2 september 2007

Managementovereenkomst of arbeidsovereenkomst?

Door Gilyan Parker

Op 13 juli 2007 heeft de Hoge Raad antwoord gegeven op de vraag of een managementovereenkomst gekwalificeerd kon worden als arbeidsovereenkomst.

De kwestie werd opgeworpen door het pensioenfonds PGGM als derde-belanghebbende. In casu ging het om de vraag of de directeur van de Stichting Thuiszorg, wiens management BV een managementovereenkomst heeft met deze Stichting, op grond van de verplichtstelling die geldt voor alle werknemers van de Stichting moet deelnemen in de pensioenregeling met PGGM. Het verrassende antwoord op deze vraag is: ja, er is sprake van een arbeidsovereenkomst en dus verplichte deelname.

Voor alle werknemers in de zorgsector geldt dat zij verplicht zijn aangesloten bij PGGM. Daarvoor draagt de werkgever premies aan PGGM af. PGGM stelde dat de directeur van de Stichting Thuiszorg feitelijk werkzaam was op basis van een arbeidsovereenkomst en dat de Stichting daarom pensioenpremies voor hem moest afdragen. De kantonrechter was het met deze stelling niet eens en oordeelde dat alleen natuurlijke personen als werknemer partij bij een arbeidsovereenkomst kunnen zijn.

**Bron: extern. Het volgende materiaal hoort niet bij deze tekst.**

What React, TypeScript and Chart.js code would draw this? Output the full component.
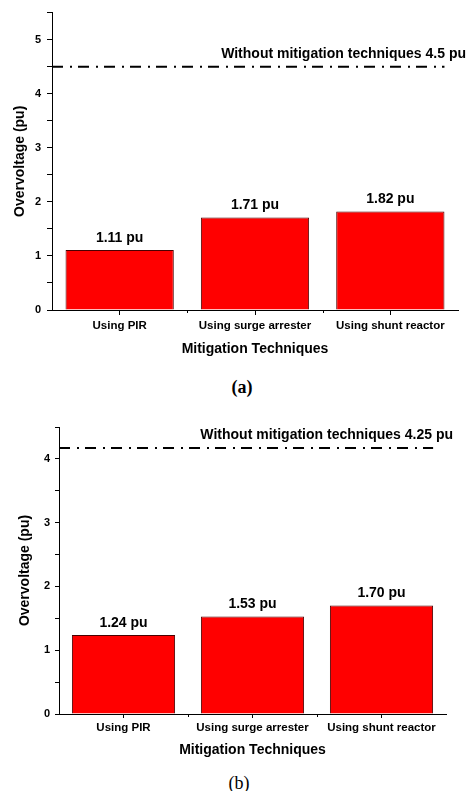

PGGM gaat in hoger beroep bij het Gerechtshof Den Haag en met succes. Voor de beantwoording van de vraag of sprake is van een arbeidsovereenkomst tussen de Stichting en de directeur overweegt het Hof dat het niet alleen aankomt op de bedoeling van partijen bij het sluiten van de overeenkomst, maar tevens op de wijze waarop vervolgens aan die overeenkomst uitvoering is gegeven. Het Hof oordeelt dat de uitvoering van de overeenkomst zodanig is vormgegeven dat sprake is van ondergeschiktheid van de directeur. Bovendien dienden de werkzaamheden persoonlijk door de directeur te worden verricht. De managementfee kon hierbij als tegenprestatie worden beschouwd. Op grond van deze omstandigheden concludeert het Hof dat er sprake is van een arbeidsovereenkomst tussen de Stichting en de directeur.

Nadat de Stichting cassatie instelde, kwam ook de Hoge Raad tot de conclusie dat niet een enkel kenmerk van een bepaalde rechtsverhouding beslissend is, maar dat het gaat om een totaaloordeel. Daarbij is de kwalificatie die partijen aan hun rechtsverhouding hebben gegeven niet zonder meer doorslaggevend.

Hieruit blijkt dat het verrichten van werkzaamheden op basis van een managementovereenkomst niet zonder risico’s is. Het vooraf inwinnen van juridisch advies hierover is dan ook zeer aan te raden.